【縄張りコラム】石落しの威力 | 人生竪堀

人生竪堀

TEAMナワバリングの不活発日誌

 
 第1次世界大戦に登場した新兵器の一つに、潜水艦がある。ドイツの潜水艦(Uボート)は通商破壊戦に猛威を振るったのではあるが、当時の魚雷はごく短い距離をヘロヘロと進むような、アテにならないシロモノだったから、実際の戦果は大半が浮上砲撃によるものだった。それだって、潜水艦がぬっと浮上して砲撃してくるんだから、丸腰の商船には充分脅威だったのだ。
 そこで、Uボートにイタイ目に遭わされたイギリス人やフランス人は、次に戦争になっても撃ち負けないように、潜水艦に強力な大砲を積むことに血道をあげた。でも、第2次大戦が始まる頃には、潜水艦も魚雷も性能が大幅アップしていて、浮上砲撃を行う機会がそのものが激減したので、せっかく建造した巨砲搭載潜水艦は役に立たなかった。結果、連合軍は潜りっぱなしのUボートにイタイ目に遭わされたのである。
 
 いっぱいあるんですよ、この手の話。大戦間に考案された、一見「これはスゴイ」と思えるような画期的新兵器の多くは、次の戦争が始まってみると、案外使い物にならなかったりする。日露戦争から第1次大戦までの間に急速に発達した巡洋戦艦は、ジュットランドでバタバタ沈んでしまった。第1次大戦後にソ連が熱心に開発した多砲塔戦車は、見た目は超強そうだったけれど、独ソ戦が始まるやいなや集中砲火を浴びて全滅しちゃった。各国が競って開発した長距離戦闘機も使いものにならず、多くは夜間戦闘機に転身した。
 一方で僕らは、姫路城とか名古屋城とか彦根城とか見て、「すげーっ、強そう!」とか思うわけですよ。そして、石落しだの狭間だの隅櫓だの、枡形門だの連立式天守だの、そういう装備を見て「実戦的によく工夫されているなあ」とか感心して、これぞ近世城郭の完成形だと思い込んだりするわけですよ。
 
 でも、よ〜く考えてみると、姫路城や名古屋城や彦根城が築かれたのは、関ヶ原合戦から大坂の陣までの戦間期。実は、この築城ラッシュ世代で、ガチの実戦を経験した城はない。豊臣大坂城は、これらの城よりは明らかに1世代前だし、大坂の陣だって大坂城そのものの攻防戦は起きていない。
 つまり、僕らが「完成形」と見なしている城の装備が、実戦でホントウに有効だったのかは、歴史的には証明されていないことになる。

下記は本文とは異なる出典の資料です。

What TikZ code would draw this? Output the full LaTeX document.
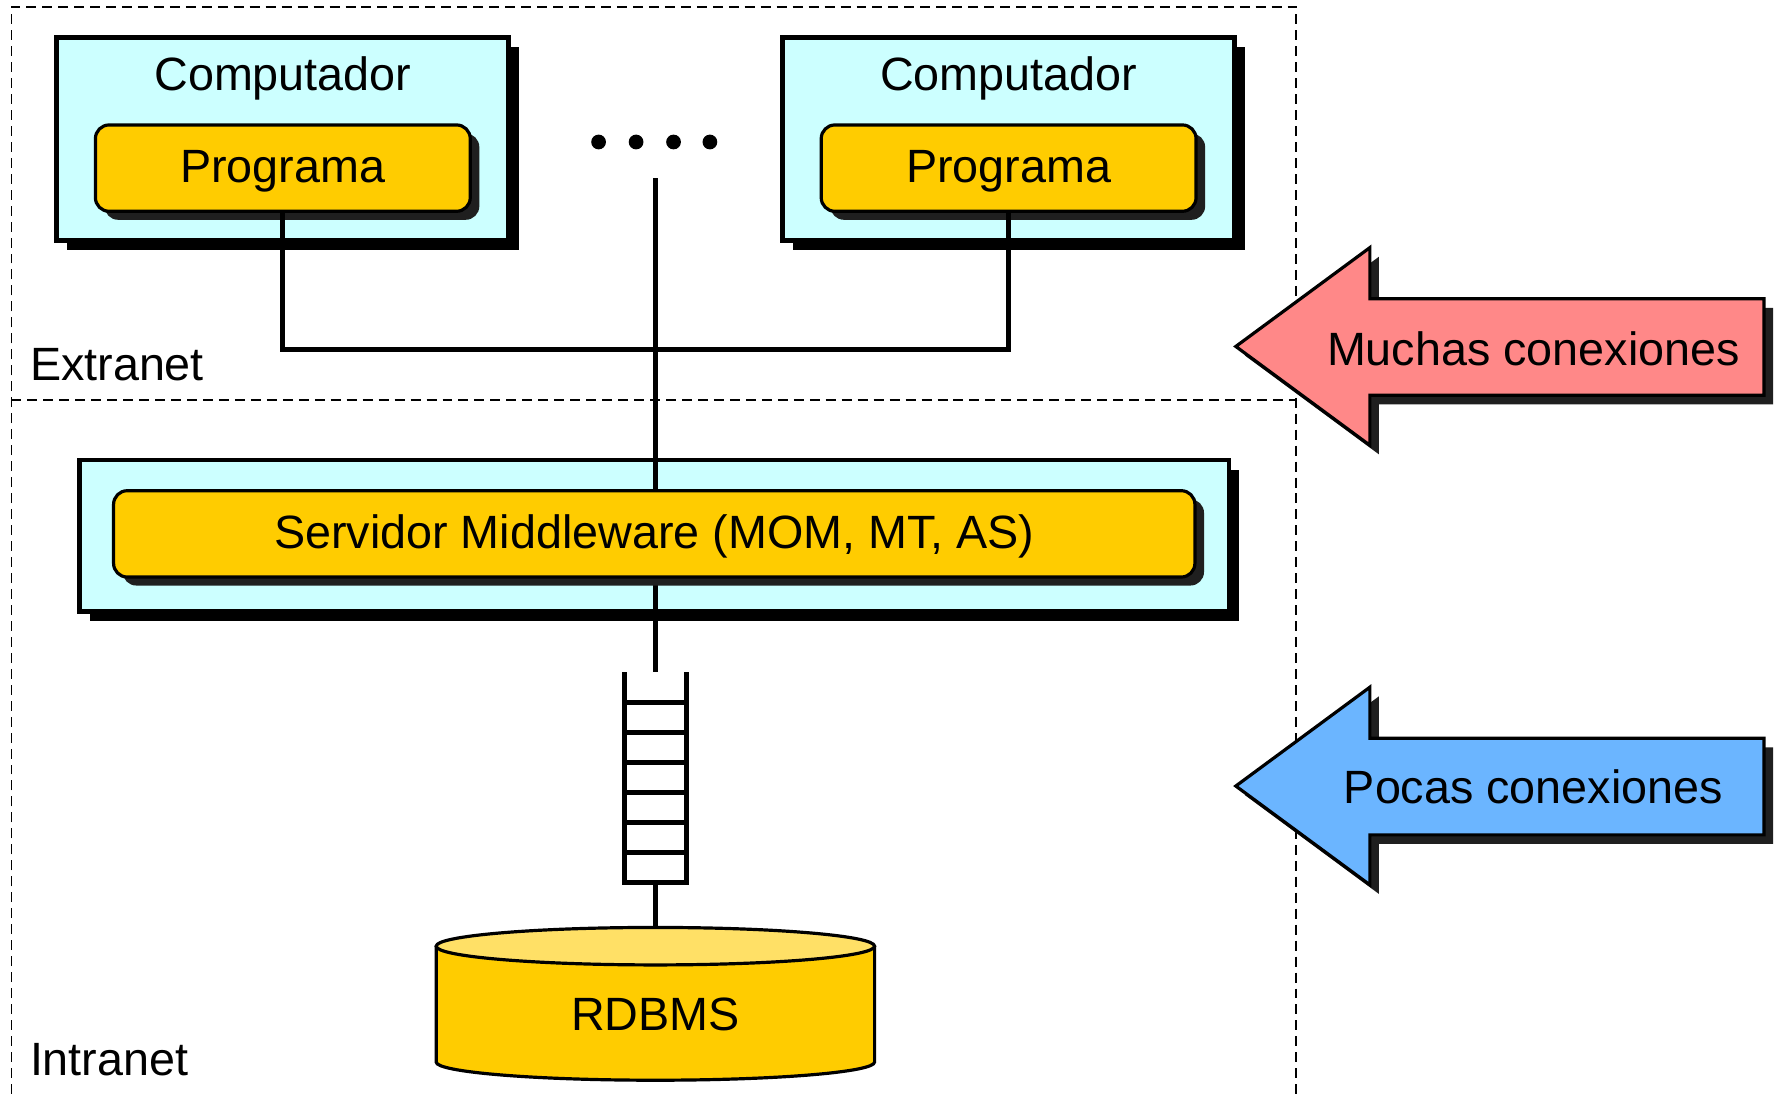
\documentclass[tikz,border=0pt]{standalone}
\usepackage{fontspec}
\setmainfont{Liberation Sans}
\usetikzlibrary{shadows}
\definecolor{boxcyan}{HTML}{CCFFFF}
\definecolor{progyellow}{HTML}{FFCC00}
\definecolor{toplight}{HTML}{FFE066}
\definecolor{arrowred}{HTML}{FF8888}
\definecolor{arrowblue}{HTML}{6BB5FF}

\begin{document}
\begin{tikzpicture}[line join=miter,
        font=\fontsize{11.7}{14}\selectfont,
        wire/.style={line width=1.25pt},
        zone/.style={line width=0.4pt, dash pattern=on 2.5pt off 1.5pt},
        captext/.style={text height=0.72em, text depth=0pt},
        compbox/.style={draw, line width=1.2pt, fill=boxcyan, minimum width=3.98cm, minimum height=1.79cm,
            drop shadow={shadow xshift=0.09cm, shadow yshift=-0.085cm, fill=black, opacity=1}},
        progbox/.style={draw, captext, line width=0.8pt, fill=progyellow, rounded corners=0.12cm,
            minimum width=3.30cm, minimum height=0.76cm,
            drop shadow={shadow xshift=0.08cm, shadow yshift=-0.075cm, fill=black!88, opacity=1}},
        fatarrow/.style={draw, line width=0.8pt,
            drop shadow={shadow xshift=0.08cm, shadow yshift=-0.08cm, fill=black!88, opacity=1}}]
    \useasboundingbox (0,0) rectangle (15.68,-9.63);

    % extranet / intranet zones
    \draw[zone] (0.10,-9.63) -- (0.10,-0.06) -- (11.41,-0.06) -- (11.41,-9.63);
    \draw[zone] (0.10,-3.52) -- (11.41,-3.52);
    \node[anchor=west] (extra) at (0.14,-3.21) {Extranet};
    \node[anchor=west] (intra) at (0.14,-9.33) {Intranet};

    % computers with their programs
    \node[compbox] (comp1) at (2.49,-1.225) {};
    \node[captext] (comp1txt) at (2.49,-0.67) {Computador};
    \node[progbox] (prog1) at (2.49,-1.48) {Programa};

    \node[compbox] (comp2) at (8.88,-1.225) {};
    \node[captext] (comp2txt) at (8.88,-0.67) {Computador};
    \node[progbox] (prog2) at (8.88,-1.48) {Programa};

    % more computers
    \foreach \x in {5.27,5.60,5.93,6.25}
        \fill (\x,-1.25) circle (0.065cm);

    % connections to the middleware
    \coordinate (bus) at (5.77,-3.08);
    \coordinate (trunk) at (5.77,-1.57);
    \coordinate (qtop) at (5.77,-5.92);
    \draw[wire] (prog1.south) -- (prog1.south |- bus) -- (prog2.south |- bus) -- (prog2.south);

    % middleware server
    \node[compbox, minimum width=10.12cm, minimum height=1.33cm] (mwbox) at (5.76,-4.715) {};
    \draw[wire] (trunk) -- (qtop);
    \node[progbox, minimum width=9.52cm] (mw) at (5.76,-4.70) {Servidor Middleware (MOM, MT, AS)};

    % queue
    \draw[wire] (5.50,-5.92) -- (5.50,-7.77) -- (6.04,-7.77) -- (6.04,-5.92);
    \foreach \i in {1,...,6}
        \draw[wire] (5.50,-5.92-0.264*\i) -- ++(0.54,0);
    \coordinate (qbot) at (5.77,-7.77);
    \coordinate (dbtop) at (5.77,-8.165);
    \draw[wire] (qbot) -- (dbtop);

    % database
    \filldraw[fill=progyellow, line width=0.8pt] (3.84,-8.33) -- (3.84,-9.35)
        arc[start angle=180, end angle=360, x radius=1.93cm, y radius=0.16cm] -- (7.70,-8.33);
    \filldraw[fill=toplight, line width=0.8pt] (5.77,-8.33) ellipse [x radius=1.93cm, y radius=0.165cm];
    \node (db) at (5.77,-8.93) {RDBMS};

    % many / few connections
    \filldraw[fatarrow, fill=arrowred] (10.88,-3.05) -- (12.06,-2.18) -- (12.06,-2.63) -- (15.53,-2.63)
        -- (15.53,-3.48) -- (12.06,-3.48) -- (12.06,-3.92) -- cycle;
    \node (many) at (13.50,-3.07) {Muchas conexiones};

    \filldraw[fatarrow, fill=arrowblue] (10.88,-6.92) -- (12.06,-6.05) -- (12.06,-6.50) -- (15.53,-6.50)
        -- (15.53,-7.35) -- (12.06,-7.35) -- (12.06,-7.79) -- cycle;
    \node (few) at (13.50,-6.93) {Pocas conexiones};

\end{tikzpicture}
\end{document}
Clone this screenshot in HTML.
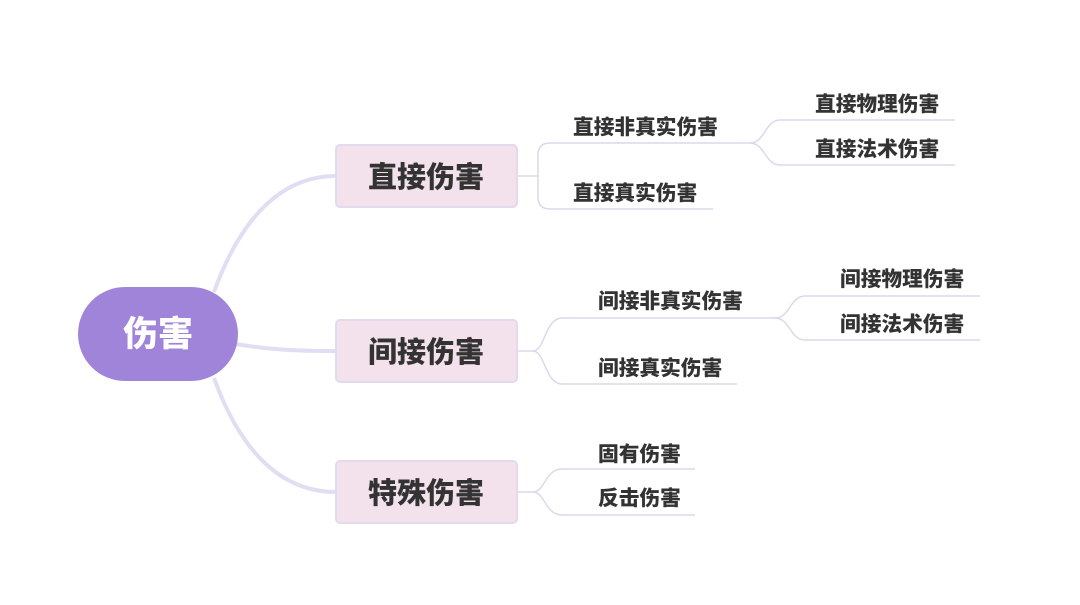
<!DOCTYPE html>
<html><head><meta charset="utf-8"><style>
body{margin:0;background:#fff;}
svg text{font-family:"Liberation Sans","Noto Sans CJK SC",sans-serif;font-weight:900;fill:#333;}
</style></head><body>
<svg width="1080" height="600" viewBox="0 0 1080 600" xmlns="http://www.w3.org/2000/svg">
<g fill="none" stroke="#e1ddf3" stroke-width="4">
<path d="M214,292 C240,220 280,176 336,176"/>
<path d="M236,344 C270,350 300,351 336,351"/>
<path d="M214,378 C240,450 280,492 336,492"/>
</g>
<g fill="none" stroke="#dcd8ec" stroke-width="1.5">
<path d="M517,176 H538"/>
<path d="M550,143 Q538,143 538,155 V197 Q538,209 550,209 H713"/>
<path d="M550,143 H750 C765,143 765,120 780,120 H955"/>
<path d="M750,143 C765,143 765,165 780,165 H955"/>
<path d="M517,351 H533 C545,351 545,318 562,318 H775 C790,318 790,296 805,296 H980"/>
<path d="M533,351 C545,351 545,384 562,384 H737"/>
<path d="M775,318 C790,318 790,340 805,340 H980"/>
<path d="M517,492 H533 C545,492 545,469 562,469 H695"/>
<path d="M533,492 C545,492 545,515 562,515 H695"/>
</g>
<rect x="78" y="287" width="160" height="94" rx="47" fill="#a084d9"/>
<text x="158" y="346" font-size="35" text-anchor="middle" style="fill:#fff">伤害</text>
<g fill="#f3e2ec" stroke="#e2dbef" stroke-width="2">
<rect x="336" y="145" width="181" height="62" rx="4"/>
<rect x="336" y="320" width="181" height="62" rx="4"/>
<rect x="336" y="461" width="181" height="62" rx="4"/>
</g>
<g font-size="29" text-anchor="middle">
<text x="426" y="187">直接伤害</text>
<text x="426" y="362">间接伤害</text>
<text x="426" y="503">特殊伤害</text>
</g>
<g font-size="20.7">
<text x="573" y="134">直接非真实伤害</text>
<text x="573" y="200">直接真实伤害</text>
<text x="815" y="111">直接物理伤害</text>
<text x="815" y="156">直接法术伤害</text>
<text x="598" y="308">间接非真实伤害</text>
<text x="598" y="375">间接真实伤害</text>
<text x="840" y="286">间接物理伤害</text>
<text x="840" y="331">间接法术伤害</text>
<text x="598" y="461">固有伤害</text>
<text x="598" y="505">反击伤害</text>
</g>
</svg>
</body></html>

もし、大坂の陣がこじれて戦国乱世に逆戻りしたら、「な〜んだ、石落し役に立たないじゃん!」みたいにことに、なっていたかもしれない。
 一方、土造りの枡形虎口や馬出、横矢掛りなんかは、(少なくとも)東国では戦国の初期に原形が出現していて、100年間改良を重ねながら使い続けられている。近世城郭の装備に比べたら一見、頼りなさそうに思えるけど、実戦では有効だったと考えるべきだろう。姫路城や名古屋城や彦根城みたいな城は、たしかにすばらしいのだけれど、歴史的な評価として、それを「完成形」と見なすのは、どんなもんかねえ。